Riceviamo e pubblichiamo.
Dal 10 ottobre entrerà in vigore a Cuneo una nuova ordinanza anti-bivacchi, valida fino al 31 dicembre 2026. Questa misura vieta di sdraiarsi o sedersi su panchine o spazi pubblici in modo “improprio”, proibisce l’uso di giacigli come cartoni, materassi e tende, e impone divieti di sosta vicino a ospedali, chiese, musei e aree gioco, con sanzioni fino a 500 euro, ordini di allontanamento e Daspo urbani.
Non si tratta di un semplice atto amministrativo, ma di una dichiarazione politica chiara: la città si difende espellendo chi non rientra nei canoni di “normalità”. È la violenza istituzionale che colpisce i più vulnerabili: senzatetto, migranti, giovani precari, sex worker…
Lo spazio urbano sta diventando uno strumento di controllo sociale. L’architettura ostile con panchine progettate per impedire di sdraiarsi, barriere metalliche e urbanistica fatta per escludere si traduce in ordinanze che criminalizzano la povertà e la marginalità. Lo spazio pubblico non è più un bene comune, ma un campo di battaglia dove si decide chi può esserci e chi no.
Senza mediatori sociali, educatori di strada e servizi di accompagnamento, questa ordinanza diventerà solo uno strumento di repressione cieca, con multe a chi usa gli spazi pubblici per sopravvivere, ignorando necessità e dignità.
Limitare così la libertà di chi è già emarginato è un atto politico violento che alimenta rabbia e conflitti. Il disagio sociale va affrontato, non nascosto dietro divieti punitivi che peggiorano la situazione. Non è la prima volta che a Cuneo si adottano misure di questo tipo. Già nel settembre 2020 un’ordinanza anti-bivacco, firmata dall’allora sindaco Borgna, aveva suscitato una forte protesta pubblica: l’associazione Minerali Clandestini, con il sostegno dei Radicali Cuneo, promosse un sit-in quotidiano davanti al Comune.

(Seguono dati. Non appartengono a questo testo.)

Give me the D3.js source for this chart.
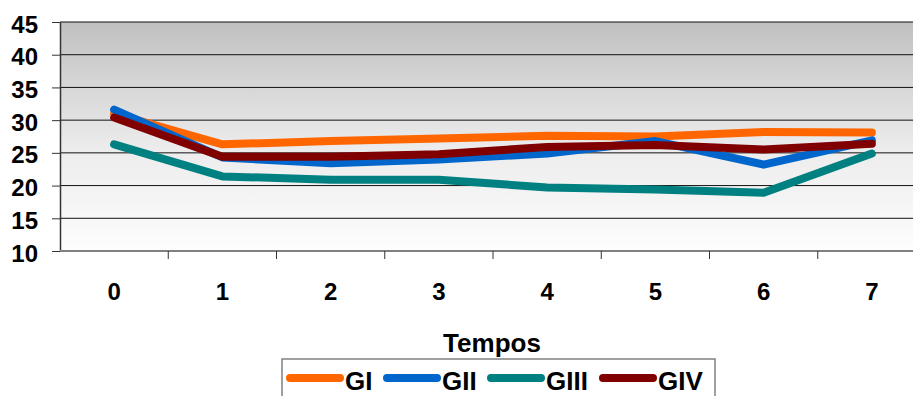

Il rinnovo dell’ordinanza oggi si inserisce in un disegno più ampio di politiche urbane che, come il recente divieto di consumo di alcol in alcune aree della città, non affrontano le cause del disagio ma si limitano a rimuoverle dallo sguardo pubblico. È una strategia di facciata che preferisce reprimere piuttosto che prendersi cura, escludere invece che includere, e che finisce per produrre nuova marginalità invece di risolvere i problemi reali.
Chiediamo l’apertura di un confronto pubblico e partecipato sull’investimento reale in servizi di mediazione sociale, educazione di strada, accoglienza e percorsi di integrazione e sulla costruzione di una visione politica condivisa della città che rifiuti la segregazione e promuova spazi di libertà, inclusione e solidarietà. La città non è una vetrina da pulire con le ordinanze, ma un luogo da abitare e trasformare collettivamente, riconoscendo a tutte e tutti il diritto di esserci.